La Roue (1923, Fr.) (aka The Wheel), 273 minutes, D: Abel Gance
Gance's ambitious, drawn-out, epic melodrama (at a cost of 3 million French francs that took 5 years to complete) was billed as "A Tragedy for Modern Times." The innovative film originally ran to over eight hours but was severely cut down to five hours. Innovative techniques included shooting most of the film on location, and rapid-cutting (montages) in the train-racing sequences. Its major star Severin-Mars, died in 1921 after the year and a half long shoot. He portrayed a widowed railway worker named Sisif who adopted and raised a daughter named Norma (Ivy Close), who eventually fell in love with Sisif's own son Elie (Gabriel de Gravone) - with tragic consequences.
Safety Last (1923), 77 minutes, D: Fred Newmeyer and Sam Taylor
One of Harold Lloyd's classic comedies (and his most-remembered film), in the role of the Boy in the big city. This successful film is most remarkable for its thrilling, hair-raising climax - a reckless, 'safety last,' humorous stunt on the side of a twelve-story skyscraper above busy city streets. The scary sequence was deliberately shot with most of the camera compositions including views of the perilous drop behind him. In the spectacular stunt sequence, he climbed the side of the building for a publicity stunt, and hung from the hands of a large clock in order to win prize money and his girl (Mildred Davis).

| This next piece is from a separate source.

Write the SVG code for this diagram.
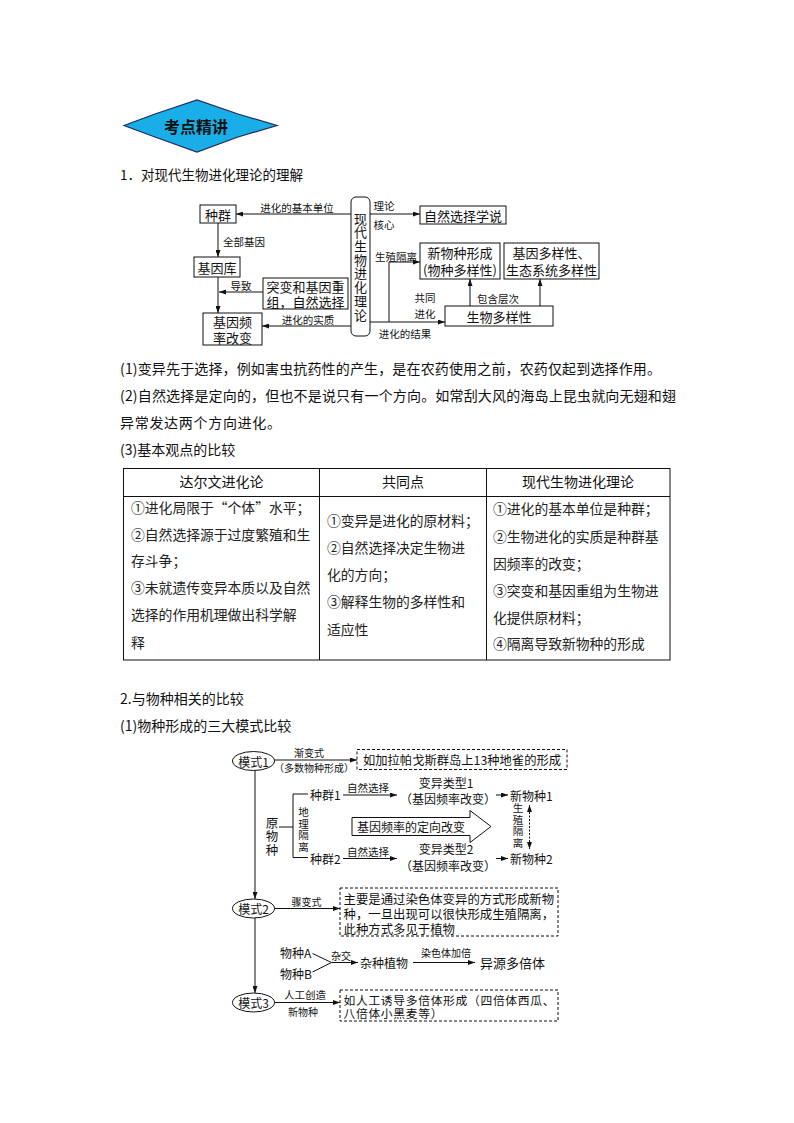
<svg xmlns="http://www.w3.org/2000/svg" width="794" height="1123" viewBox="0 0 794 1123">
<defs>
<marker id="ah" viewBox="0 0 10 10" refX="10" refY="5" markerWidth="7" markerHeight="5" preserveAspectRatio="none" markerUnits="userSpaceOnUse" orient="auto-start-reverse"><path d="M0,0 L10,5 L0,10 z" fill="#111"/></marker>
<style>
text{font-family:"Noto Sans CJK SC","Liberation Sans",sans-serif;fill:#111;dominant-baseline:central}
.c{text-anchor:middle}
.v{writing-mode:vertical-rl;text-anchor:middle}
.b13{font-size:13px}
.l10{font-size:10.5px}
.l10s{font-size:10px}
.p{font-size:14px}
.t{font-size:13.8px;fill:#222}
.m{font-size:12px}
.box{fill:#fff;stroke:#111;stroke-width:1}
.dbox{fill:#fff;stroke:#111;stroke-width:1;stroke-dasharray:3,2}
.ln{fill:none;stroke:#111;stroke-width:1}
.ar{fill:none;stroke:#111;stroke-width:1;marker-end:url(#ah)}
.tb{fill:none;stroke:#111;stroke-width:1}
</style>
</defs>
<rect width="794" height="1123" fill="#fff"/>

<!-- header badge -->
<g id="badge">
<polygon points="124,125.5 155,114 197,100 238,114 277,125.5 238,137 197,152 155,137" fill="#1aaee8" stroke="#1d2b5a" stroke-width="1.2"/>
<text x="196" y="125.5" class="c" style="font-size:16px;font-weight:bold">考点精讲</text>
</g>

<text x="120" y="174" style="font-size:13.5px">1．对现代生物进化理论的理解</text>

<!-- top diagram nodes -->
<g id="n-zhongqun"><rect class="box" x="200" y="205" width="36" height="18"/><text class="c b13" x="218" y="214">种群</text></g>
<g id="n-jiyinku"><rect class="box" x="194" y="257" width="46" height="20"/><text class="c b13" x="217" y="267">基因库</text></g>
<g id="n-pinlv"><rect class="box" x="203" y="313" width="59" height="32"/><text class="c b13" x="232.5" y="321">基因频<tspan x="232.5" dy="16">率改变</tspan></text></g>
<g id="n-tubian"><rect class="box" x="263" y="278" width="85" height="31"/><text class="c b13" x="305.5" y="286">突变和基因重<tspan x="305.5" dy="15">组，自然选择</tspan></text></g>
<g id="n-xiandai"><rect class="box" x="351" y="197" width="19" height="139" rx="5"/>
<text class="v b13" x="360.5" y="267" style="letter-spacing:0.7px">现代生物进化理论</text></g>
<g id="n-zirang"><rect class="box" x="420" y="206" width="86" height="18"/><text class="c b13" x="463" y="215">自然选择学说</text></g>
<g id="n-xinwuzhong"><rect class="box" x="420" y="243" width="80" height="36"/><text class="c b13" x="460" y="252.5">新物种形成<tspan x="460" dy="16">(物种多样性)</tspan></text></g>
<g id="n-jiyinduo"><rect class="box" x="504" y="243" width="95" height="36"/><text class="c b13" x="551.5" y="252.5">基因多样性、<tspan x="551.5" dy="16">生态系统多样性</tspan></text></g>
<g id="n-shengwu"><rect class="box" x="445" y="306" width="108" height="20"/><text class="c b13" x="499" y="316">生物多样性</text></g>

<!-- top diagram connectors -->
<g id="connectors-top">
<line class="ar" x1="351" y1="214" x2="236" y2="214"/>
<line class="ar" x1="218" y1="223" x2="218" y2="257"/>
<line class="ar" x1="218" y1="277" x2="218" y2="313"/>
<line class="ar" x1="263" y1="292" x2="219" y2="292"/>
<line class="ar" x1="351" y1="326" x2="262" y2="326"/>
<line class="ar" x1="370" y1="214" x2="420" y2="214"/>
<line class="ar" x1="370" y1="322" x2="445" y2="322"/>
<polyline class="ar" points="389,322 389,262 420,262"/>
<line class="ar" x1="470" y1="306" x2="470" y2="279"/>
<line class="ar" x1="540" y1="306" x2="540" y2="279"/>
<text class="c l10" x="297" y="207">进化的基本单位</text>
<text class="l10" x="223" y="241">全部基因</text>
<text class="c l10" x="241" y="285">导致</text>
<text class="c l10" x="308" y="319">进化的实质</text>
<text class="c l10" x="384" y="205">理论</text>
<text class="c l10" x="384" y="224">核心</text>
<text class="c l10" x="396" y="256">生殖隔离</text>
<text class="c l10" x="425" y="297.5">共同<tspan x="425" dy="15.5">进化</tspan></text>
<text class="c l10" x="405" y="333">进化的结果</text>
<text class="c l10" x="498" y="298">包含层次</text>
</g>

<!-- paragraphs -->
<text class="p" x="120" y="368" textLength="541" lengthAdjust="spacing">(1)变异先于选择，例如害虫抗药性的产生，是在农药使用之前，农药仅起到选择作用。</text>
<text class="p" x="120" y="395" textLength="556" lengthAdjust="spacing">(2)自然选择是定向的，但也不是说只有一个方向。如常刮大风的海岛上昆虫就向无翅和翅</text>
<text class="p" x="120" y="422" textLength="161" lengthAdjust="spacing">异常发达两个方向进化。</text>
<text class="p" x="120" y="449">(3)基本观点的比较</text>

<!-- table -->
<g id="table">
<rect class="tb" x="123.5" y="468.5" width="546.5" height="191.5"/>
<line class="tb" x1="123.5" y1="496.5" x2="670" y2="496.5"/>
<line class="tb" x1="319.5" y1="468.5" x2="319.5" y2="660"/>
<line class="tb" x1="486.5" y1="468.5" x2="486.5" y2="660"/>
<text class="c p" x="221.5" y="481">达尔文进化论</text>
<text class="c p" x="403" y="481">共同点</text>
<text class="c p" x="578" y="481">现代生物进化理论</text>
<text class="t" x="131" y="507">①进化局限于“个体”水平；</text>
<text class="t" x="131" y="534">②自然选择源于过度繁殖和生</text>
<text class="t" x="131" y="560">存斗争；</text>
<text class="t" x="131" y="587">③未就遗传变异本质以及自然</text>
<text class="t" x="131" y="614">选择的作用机理做出科学解</text>
<text class="t" x="131" y="642">释</text>
<text class="t" x="327" y="520">①变异是进化的原材料；</text>
<text class="t" x="327" y="547">②自然选择决定生物进</text>
<text class="t" x="327" y="574">化的方向；</text>
<text class="t" x="327" y="601">③解释生物的多样性和</text>
<text class="t" x="327" y="629">适应性</text>
<text class="t" x="493" y="508">①进化的基本单位是种群；</text>
<text class="t" x="493" y="536">②生物进化的实质是种群基</text>
<text class="t" x="493" y="563">因频率的改变；</text>
<text class="t" x="493" y="590">③突变和基因重组为生物进</text>
<text class="t" x="493" y="617">化提供原材料；</text>
<text class="t" x="493" y="643">④隔离导致新物种的形成</text>
</g>

<text class="p" x="120" y="698">2.与物种相关的比较</text>
<text class="p" x="120" y="725">(1)物种形成的三大模式比较</text>

<!-- bottom diagram nodes -->
<g id="n-moshi1"><ellipse class="box" cx="253.5" cy="761" rx="21" ry="9.5"/><text class="c m" x="253.5" y="761">模式1</text></g>
<g id="n-box1"><rect class="dbox" x="357" y="749.5" width="210" height="20"/><text class="c" style="font-size:12.3px" x="462" y="759.5">如加拉帕戈斯群岛上13种地雀的形成</text></g>
<g id="n-yuanwuzhong"><text class="v" style="font-size:12.5px;letter-spacing:1px" x="272" y="837">原物种</text></g>
<g id="n-zhongqun1"><text class="m" x="310" y="794">种群1</text></g>
<g id="n-zhongqun2"><text class="m" x="310" y="858">种群2</text></g>
<g id="n-bianyi1"><text class="c m" x="446" y="782.5">变异类型1<tspan x="448" dy="15">（基因频率改变）</tspan></text></g>
<g id="n-bianyi2"><text class="c m" x="446" y="848.5">变异类型2<tspan x="448" dy="16.5">（基因频率改变）</tspan></text></g>
<g id="n-xinwuzhong1"><text class="m" x="510" y="795">新物种1</text></g>
<g id="n-xinwuzhong2"><text class="m" x="510" y="858">新物种2</text></g>
<g id="n-bigarrow"><path class="box" d="M352,817.5 H470 V810.5 L491,826.5 L470,842.5 V835.5 H352 Z"/><text class="c m" x="411" y="826.5">基因频率的定向改变</text></g>
<g id="n-moshi2"><ellipse class="box" cx="253.5" cy="908.5" rx="21" ry="9.5"/><text class="c m" x="253.5" y="908.5">模式2</text></g>
<g id="n-box2"><rect class="dbox" x="340" y="888" width="218" height="48"/>
<text style="font-size:12.4px" x="343.5" y="898.5">主要是通过染色体变异的方式形成新物<tspan x="343.5" dy="15">种，一旦出现可以很快形成生殖隔离，</tspan><tspan x="343.5" dy="15">此种方式多见于植物</tspan></text></g>
<g id="n-wuzhongA"><text class="m" x="280" y="952">物种A</text></g>
<g id="n-wuzhongB"><text class="m" x="280" y="973.5">物种B</text></g>
<g id="n-zazhong"><text class="m" x="360" y="962.5">杂种植物</text></g>
<g id="n-yiyuan"><text style="font-size:13px" x="480" y="962.5">异源多倍体</text></g>
<g id="n-moshi3"><ellipse class="box" cx="253.5" cy="1002.5" rx="21" ry="9.5"/><text class="c m" x="253.5" y="1002.5">模式3</text></g>
<g id="n-box3"><rect class="dbox" x="340" y="990" width="218" height="31"/>
<text style="font-size:11.8px" x="343.5" y="999.5" textLength="211" lengthAdjust="spacing">如人工诱导多倍体形成（四倍体西瓜、</text>
<text style="font-size:11.8px" x="343.5" y="1012.5" textLength="99" lengthAdjust="spacing">八倍体小黑麦等）</text></g>

<!-- bottom connectors -->
<g id="connectors-bottom">
<line class="ar" x1="274.5" y1="760" x2="357" y2="760"/>
<text class="c l10s" x="309" y="752">渐变式<tspan x="314" dy="14.5">（多数物种形成）</tspan></text>
<line class="ar" x1="255" y1="770.5" x2="255" y2="899"/>
<line class="ar" x1="255" y1="918" x2="255" y2="993"/>
<line class="ln" x1="279" y1="827" x2="293" y2="827"/>
<polyline class="ln" points="308,794 293,794 293,857.5 308,857.5"/>
<text class="v l10" x="303.5" y="830" style="letter-spacing:1px">地理隔离</text>
<line class="ar" x1="343" y1="795" x2="397" y2="795"/>
<text class="c l10" x="368" y="787">自然选择</text>
<line class="ar" x1="343" y1="858.5" x2="397" y2="858.5"/>
<text class="c l10" x="368" y="851.5">自然选择</text>
<line class="ar" x1="496" y1="795" x2="508" y2="795"/>
<line class="ar" x1="496" y1="858.5" x2="508" y2="858.5"/>
<text class="v l10" x="518" y="826" style="letter-spacing:1.2px">生殖隔离</text>
<line x1="529.5" y1="805" x2="529.5" y2="849" stroke="#111" stroke-width="1" stroke-dasharray="2,1.5" marker-start="url(#ah)" marker-end="url(#ah)"/>
<line class="ar" x1="274.5" y1="908.5" x2="340" y2="908.5"/>
<text class="c l10s" x="306.5" y="901.5">骤变式</text>
<polyline class="ln" points="312.5,953.5 331.5,962.5 312.5,972"/>
<line class="ar" x1="331.5" y1="962.5" x2="358" y2="962.5"/>
<text class="c l10s" x="341" y="955">杂交</text>
<line class="ar" x1="413" y1="962.5" x2="475" y2="962.5"/>
<text class="c l10s" x="446" y="952">染色体加倍</text>
<line class="ar" x1="274.5" y1="1002.5" x2="340" y2="1002.5"/>
<text class="c l10" x="305" y="994">人工创造</text>
<text class="c l10s" x="303" y="1011.5">新物种</text>
</g>
</svg>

The Smiling Madame Beudet (1923, Fr.) (aka La Souriante Madame Beudet), 54 minutes, D: Germaine Dulac
A classic drama - and one of the earliest feminist films from avant-garde director Dulac. It daringly told of an intelligent and cultivated French housewife Madame Beudet (Germaine Dermoz) who was oppressed, unhappy, and restrained in her marriage to her repulsive, rude, and boring husband Monsieur Beudet (Alexandre Arquillière). Its main focus was how 'smiling' (sarcastically) Madame Beudet viewed her life and her histrionic husband. Exasperated by the major cultural differences between the couple, the Monsieur made fake attempts to commit suicide (with an unloaded gun) - but then one day, she actually loaded the gun with bullets - and then unhappily suffered remorse.